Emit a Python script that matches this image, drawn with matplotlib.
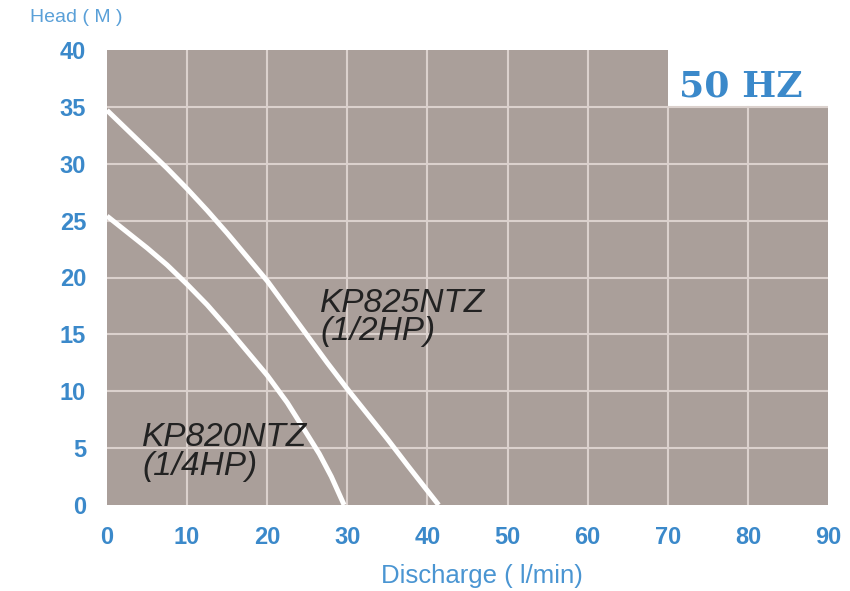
import matplotlib.pyplot as plt

# Pump curves (discharge l/min, head m)
q_825 = [0, 2.5, 5, 7.5, 10, 12.5, 15, 17.5, 20, 22.5, 25, 27.5, 30, 32.5, 35, 37.5, 39.5, 41.4]
h_825 = [34.7, 33.0, 31.3, 29.6, 27.8, 25.9, 23.9, 21.8, 19.7, 17.3, 14.9, 12.5, 10.2, 8.0, 5.8, 3.5, 1.7, 0]
q_820 = [0, 2.5, 5, 7.5, 10, 12.5, 15, 17.5, 20, 22.5, 25, 26.5, 28, 29.6]
h_820 = [25.4, 24.0, 22.6, 21.1, 19.4, 17.6, 15.6, 13.5, 11.4, 9.0, 6.2, 4.5, 2.5, 0]

x_ticks = [0, 10, 20, 30, 40, 50, 60, 70, 80, 90]
y_ticks = [0, 5, 10, 15, 20, 25, 30, 35, 40]

blue = '#3b89ca'
bg = '#aa9f9a'
grid_c = '#dbd1cd'

fig = plt.figure(figsize=(8.5, 5.91), dpi=100)
ax = fig.add_axes([107 / 850, 86 / 591, 721 / 850, 455 / 591])

# stepped gray panel (top-right corner cut out for the "50 HZ" badge)
ax.fill_between([0, 70, 70, 90], [40, 40, 35, 35], 0, color=bg, lw=0, zorder=0)

for x in x_ticks[1:-1]:
    top = 40 if x < 70 else 35
    ax.plot([x, x], [0, top], color=grid_c, lw=1.5, zorder=1)
for y in y_ticks[1:-1]:
    ax.plot([0, 90], [y, y], color=grid_c, lw=1.5, zorder=1)

ax.plot(q_825, h_825, color='white', lw=3.6, zorder=3, solid_capstyle='butt',
        solid_joinstyle='round')
ax.plot(q_820, h_820, color='white', lw=3.6, zorder=3, solid_capstyle='butt',
        solid_joinstyle='round')

ax.text(26.6, 19.1, 'KP825NTZ\n(1/2HP)', fontsize=24, style='italic',
        family='Liberation Sans', color='#222222', va='top', ha='left',
        linespacing=0.9, zorder=4)
ax.text(4.4, 7.3, 'KP820NTZ\n(1/4HP)', fontsize=24, style='italic',
        family='Liberation Sans', color='#222222', va='top', ha='left',
        linespacing=0.9, zorder=4)

ax.text(79.1, 36.8, '50 HZ', fontsize=26, fontweight='bold', color=blue,
        family='DejaVu Serif', ha='center', va='center')

ax.set_xlim(0, 90)
ax.set_ylim(0, 40)
ax.set_xticks(x_ticks)
ax.set_yticks(y_ticks)
for s in ax.spines.values():
    s.set_visible(False)
ax.tick_params(length=0, labelsize=17, labelcolor=blue)
ax.tick_params(axis='x', pad=15)
ax.tick_params(axis='y', pad=15)
for lab in ax.get_xticklabels() + ax.get_yticklabels():
    lab.set_fontweight('bold')
    lab.set_family('Liberation Sans')

fig.text(482 / 850, 1 - 576 / 591, 'Discharge ( l/min)', fontsize=18.5,
         color='#4a95d2', ha='center', va='center', family='Liberation Sans')
fig.text(30 / 850, 1 - 18 / 591, 'Head ( M )', fontsize=14,
         color='#5aa0d8', ha='left', va='center', family='Liberation Sans')

fig.savefig('out.png', dpi=100)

* * * * * * *

## GOAL
Leave out the pictures and repeat the lines from the start of the material through the line with "import matplotlib.pyplot as plt", inclusive.

## FULL SOLUTION
Emit a Python script that matches this image, drawn with matplotlib.
import matplotlib.pyplot as plt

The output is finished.